## Recorded data
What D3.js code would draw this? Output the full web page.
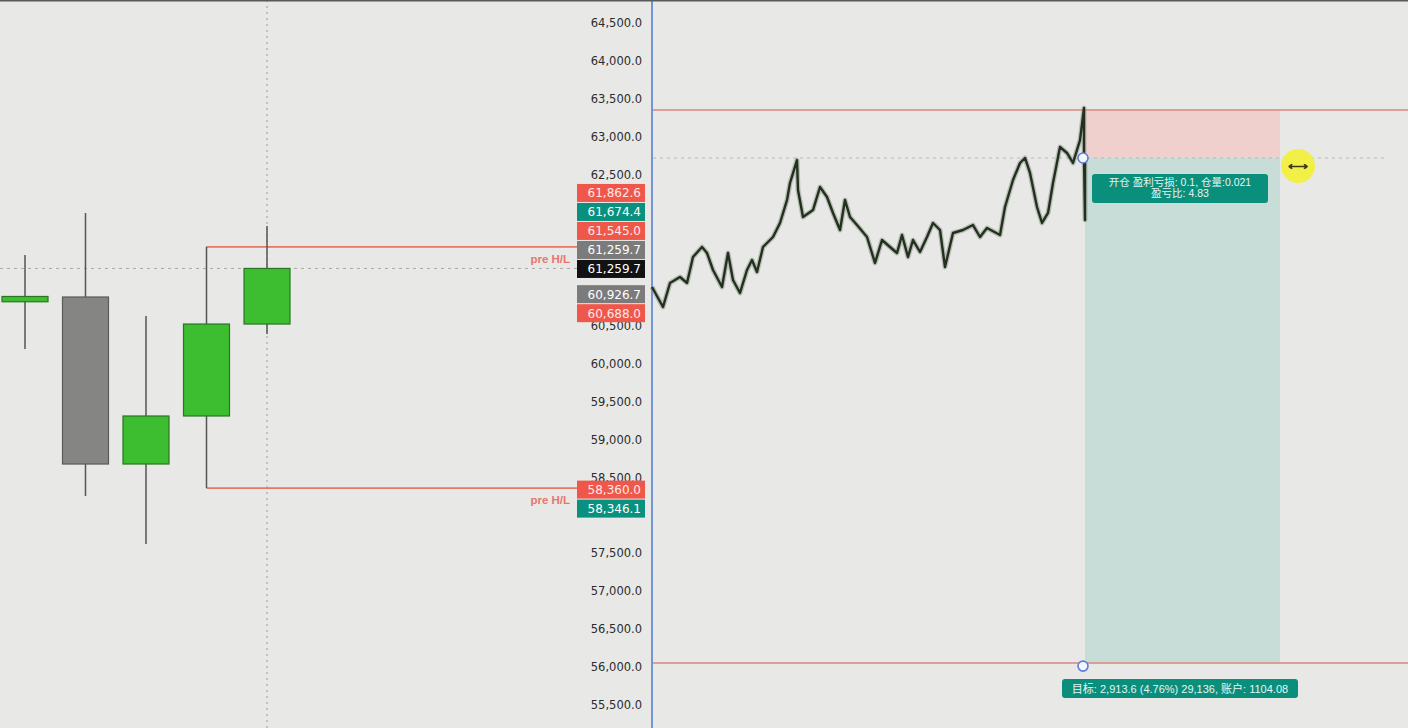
<!DOCTYPE html>
<html lang="zh">
<head>
  <meta charset="utf-8">
  <title>BTC 图表</title>
  <script src="https://d3js.org/d3.v7.min.js"></script>
  <style>
    html, body { margin: 0; padding: 0; background: #e8e8e6; }
    #chart text { font-family: "Liberation Sans", "Noto Sans CJK SC", sans-serif; }
  </style>
</head>
<body>
<div id="chart"></div>
<script>
"use strict"

// 左侧日线 K 线
const candleOpen  = [60820, 60883, 58678, 59312, 60526];
const candleHigh  = [61437, 61992, 60632, 61545, 61820];
const candleLow   = [60196, 58256, 57622, 58360, 60394];
const candleClose = [60890, 58678, 59312, 60526, 61259.7];

// 价格刻度
const tickValues = d3.range(55500, 64501, 500);

// 价格标签 (两组)
const tagValuesUpper = [61862.6, 61674.4, 61545.0, 61259.7, 61259.7, 60926.7, 60688.0];
const tagKindsUpper  = ["red", "teal", "red", "grey", "last", "grey", "red"];
const tagValuesLower = [58360.0, 58346.1];
const tagKindsLower  = ["red", "teal"];

// 前高低
const preHigh = 61545.0, preLow = 58360.0;

// 右侧分时走势 (bar 序号, 价格)
const barPos = [0, 11, 18, 28, 35, 41, 50, 55, 61, 70, 76, 81, 88, 95, 100, 105, 111, 121, 128,
  135, 138, 145, 146, 151, 161, 168, 175, 181, 188, 193, 198, 205, 215, 223, 230, 238, 245, 250,
  256, 261, 268, 275, 281, 288, 293, 301, 311, 321, 328, 335, 348, 353, 361, 368, 373, 378, 385,
  390, 396, 401, 408, 415, 421, 428, 432, 432, 433, 433];
const barPrice = [61015, 60751, 61068, 61147, 61068, 61411, 61543, 61464, 61239, 61015, 61464,
  61107, 60936, 61239, 61371, 61213, 61543, 61675, 61860, 62163, 62388, 62691, 62295, 61939,
  62031, 62335, 62203, 61992, 61767, 62163, 61939, 61833, 61675, 61332, 61635, 61543, 61464,
  61701, 61411, 61635, 61477, 61675, 61860, 61767, 61279, 61728, 61767, 61833, 61675, 61794,
  61701, 62071, 62427, 62652, 62718, 62520, 62071, 61860, 61992, 62388, 62863, 62784, 62652,
  62955, 63378, 62718, 61900, 62700];

// 空单仓位
const entryPrice = 62718, stopPrice = 63352, targetPrice = 56050;
const posStart = 433, posEnd = 628;
const posInfo = ["开仓 盈利亏损: 0.1, 仓量:0.021", "盈亏比: 4.83"];
const targetInfo = "目标: 2,913.6 (4.76%) 29,136, 账户: 1104.08";

const W = 1408, H = 728;
const svg = d3.select("#chart").append("svg").attr("width", W).attr("height", H);

const y = d3.scaleLinear().domain([55500, 64500]).range([704.75, 23]);
const xc = d3.scaleLinear().domain([0, 4]).range([25, 267]);   // 左侧 K 线中心
const xr = d3.scaleLinear().domain([0, 756]).range([652, 1408]); // 右侧分时
const bodyW = 46;
const fmt = d3.format(",.1f");

svg.append("rect").attr("width", W).attr("height", H).attr("fill", "#e8e8e6");

// 十字光标虚线
svg.append("line").attr("x1", xc(4)).attr("x2", xc(4)).attr("y1", 0).attr("y2", H)
  .attr("stroke", "#9a9a9a").attr("stroke-dasharray", "2,4");
svg.append("line").attr("x1", 0).attr("x2", 577).attr("y1", y(candleClose[4])).attr("y2", y(candleClose[4]))
  .attr("stroke", "#a8a8a8").attr("stroke-dasharray", "3,4");

// 前高低线
[preHigh, preLow].forEach(v => {
  svg.append("line").attr("x1", xc(3)).attr("x2", 577).attr("y1", y(v)).attr("y2", y(v))
    .attr("stroke", "#e2776c").attr("stroke-width", 1.6);
  svg.append("text").attr("x", 570).attr("y", y(v) + 16).attr("text-anchor", "end")
    .attr("fill", "#e8766b").attr("font-size", 11.5).attr("font-weight", "bold").text("pre H/L");
});

// K 线
const candles = svg.append("g").selectAll("g").data(candleOpen.map((o, i) => i)).enter().append("g");
candles.append("line")
  .attr("x1", i => xc(i)).attr("x2", i => xc(i))
  .attr("y1", i => y(candleHigh[i])).attr("y2", i => y(candleLow[i]))
  .attr("stroke", "#555").attr("stroke-width", 1.5);
candles.append("rect")
  .attr("x", i => xc(i) - bodyW / 2).attr("width", bodyW)
  .attr("y", i => y(Math.max(candleOpen[i], candleClose[i])))
  .attr("height", i => Math.max(4, Math.abs(y(candleOpen[i]) - y(candleClose[i]))))
  .attr("fill", i => candleClose[i] >= candleOpen[i] ? "#3cbe30" : "#858583")
  .attr("stroke", i => candleClose[i] >= candleOpen[i] ? "#2b7424" : "#5a5a58")
  .attr("stroke-width", 1.2);

// 价格标签堆叠位置
const tagColor = { red: "#f0574b", teal: "#0a907e", grey: "#7b7b7b", last: "#121212" };
const tagH = 19;
function layoutTags(vals, anchor, shift) {
  const pos = vals.map(v => y(v) + shift);
  for (let i = anchor - 1; i >= 0; i--) pos[i] = Math.min(pos[i], pos[i + 1] - tagH);
  for (let i = anchor + 1; i < vals.length; i++) pos[i] = Math.max(pos[i], pos[i - 1] + tagH);
  return pos;
}
const posUpper = layoutTags(tagValuesUpper, 4, 1);
const posLower = layoutTags(tagValuesLower, 0, 2);
const allTagPos = posUpper.concat(posLower);

// 价格轴 (被标签遮住的刻度不画)
const shownTicks = tickValues.filter(v => allTagPos.every(p => Math.abs(p - y(v)) > 10));
const axis = svg.append("g").attr("transform", "translate(642,0)")
  .call(d3.axisLeft(y).tickValues(shownTicks).tickSize(0).tickPadding(0).tickFormat(fmt));
axis.select(".domain").remove();
axis.selectAll("text").attr("fill", "#2c2c2c")
  .style("font-family", "'DejaVu Sans', sans-serif").attr("font-size", 11.5);

function drawTags(vals, kinds, pos) {
  const g = svg.append("g");
  vals.forEach((v, i) => {
    g.append("rect").attr("x", 577).attr("y", pos[i] - tagH / 2).attr("width", 68).attr("height", tagH - 1)
      .attr("fill", tagColor[kinds[i]]);
    g.append("text").attr("x", 641).attr("y", pos[i] + 4).attr("text-anchor", "end")
      .attr("fill", kinds[i] === "red" ? "#ffe9e6" : "#ffffff").attr("font-size", 12)
      .style("font-family", "'DejaVu Sans', sans-serif").text(fmt(v));
  });
}
drawTags(tagValuesUpper, tagKindsUpper, posUpper);
drawTags(tagValuesLower, tagKindsLower, posLower);

// 右侧面板
svg.append("line").attr("x1", 652).attr("x2", 652).attr("y1", 0).attr("y2", H)
  .attr("stroke", "#7295d8").attr("stroke-width", 2);

// 止损/目标区域
svg.append("rect").attr("x", xr(posStart)).attr("width", xr(posEnd) - xr(posStart))
  .attr("y", y(stopPrice)).attr("height", y(entryPrice) - y(stopPrice)).attr("fill", "#efd0cd");
svg.append("rect").attr("x", xr(posStart)).attr("width", xr(posEnd) - xr(posStart))
  .attr("y", y(entryPrice)).attr("height", y(targetPrice) - y(entryPrice)).attr("fill", "#c8dcd8");

[stopPrice, targetPrice].forEach(v => {
  svg.append("line").attr("x1", 653).attr("x2", W).attr("y1", y(v)).attr("y2", y(v))
    .attr("stroke", "#d9897f").attr("stroke-width", 1.5);
});
svg.append("line").attr("x1", 653).attr("x2", xr(733)).attr("y1", y(entryPrice)).attr("y2", y(entryPrice))
  .attr("stroke", "#b9b9b4").attr("stroke-dasharray", "3,4");

// 分时走势
const idx = barPos.map((d, i) => i);
const line = d3.line().x(i => xr(barPos[i])).y(i => y(barPrice[i]));
svg.append("path").datum(idx).attr("d", line)
  .attr("fill", "none").attr("stroke", "#7f8a7c").attr("stroke-width", 5).attr("opacity", 0.45)
  .attr("stroke-linejoin", "round");
svg.append("path").datum(idx).attr("d", line)
  .attr("fill", "none").attr("stroke", "#22301d").attr("stroke-width", 2.4).attr("stroke-linejoin", "round");

// 信息框
const infoX = (xr(posStart) + xr(posEnd)) / 2;
svg.append("rect").attr("x", 1092).attr("y", 174).attr("width", 176).attr("height", 29).attr("rx", 3)
  .attr("fill", "#0b8f7d");
posInfo.forEach((t, i) => {
  svg.append("text").attr("x", 1180).attr("y", 186 + i * 11).attr("text-anchor", "middle")
    .attr("fill", "#e6f5f1").attr("font-size", 10.5).text(t);
});
svg.append("rect").attr("x", 1062).attr("y", 679).attr("width", 236).attr("height", 19).attr("rx", 3)
  .attr("fill", "#0b8f7d");
svg.append("text").attr("x", 1180).attr("y", 692.5).attr("text-anchor", "middle")
  .attr("fill", "#e6f5f1").attr("font-size", 11).text(targetInfo);

// 拖动手柄
[entryPrice, targetPrice].forEach(v => {
  svg.append("circle").attr("cx", xr(431)).attr("cy", y(v) + (v === targetPrice ? 3 : 0)).attr("r", 5)
    .attr("fill", "#f4f6ff").attr("stroke", "#5b7ddb").attr("stroke-width", 1.6);
});

// 黄色光标
svg.append("circle").attr("cx", xr(646)).attr("cy", 166).attr("r", 17).attr("fill", "#f2f03a").attr("opacity", 0.92);
svg.append("text").attr("x", xr(646)).attr("y", 171).attr("text-anchor", "middle")
  .attr("fill", "#3a3a1a").attr("font-size", 14).attr("font-weight", "bold").text("⟷");

// 顶部边框
svg.append("rect").attr("x", 0).attr("y", 0).attr("width", W).attr("height", 1.5).attr("fill", "#5a5a5a");
</script>
</body>
</html>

## What is needed
Everything from the first line to the line with "const tickValues = d3.range(55500, 64501, 500);" must be repeated exactly, and nothing else. Leave the pictures out.

## Expected answer
What D3.js code would draw this? Output the full web page.
<!DOCTYPE html>
<html lang="zh">
<head>
  <meta charset="utf-8">
  <title>BTC 图表</title>
  <script src="https://d3js.org/d3.v7.min.js"></script>
  <style>
    html, body { margin: 0; padding: 0; background: #e8e8e6; }
    #chart text { font-family: "Liberation Sans", "Noto Sans CJK SC", sans-serif; }
  </style>
</head>
<body>
<div id="chart"></div>
<script>
"use strict"

// 左侧日线 K 线
const candleOpen  = [60820, 60883, 58678, 59312, 60526];
const candleHigh  = [61437, 61992, 60632, 61545, 61820];
const candleLow   = [60196, 58256, 57622, 58360, 60394];
const candleClose = [60890, 58678, 59312, 60526, 61259.7];

// 价格刻度
const tickValues = d3.range(55500, 64501, 500);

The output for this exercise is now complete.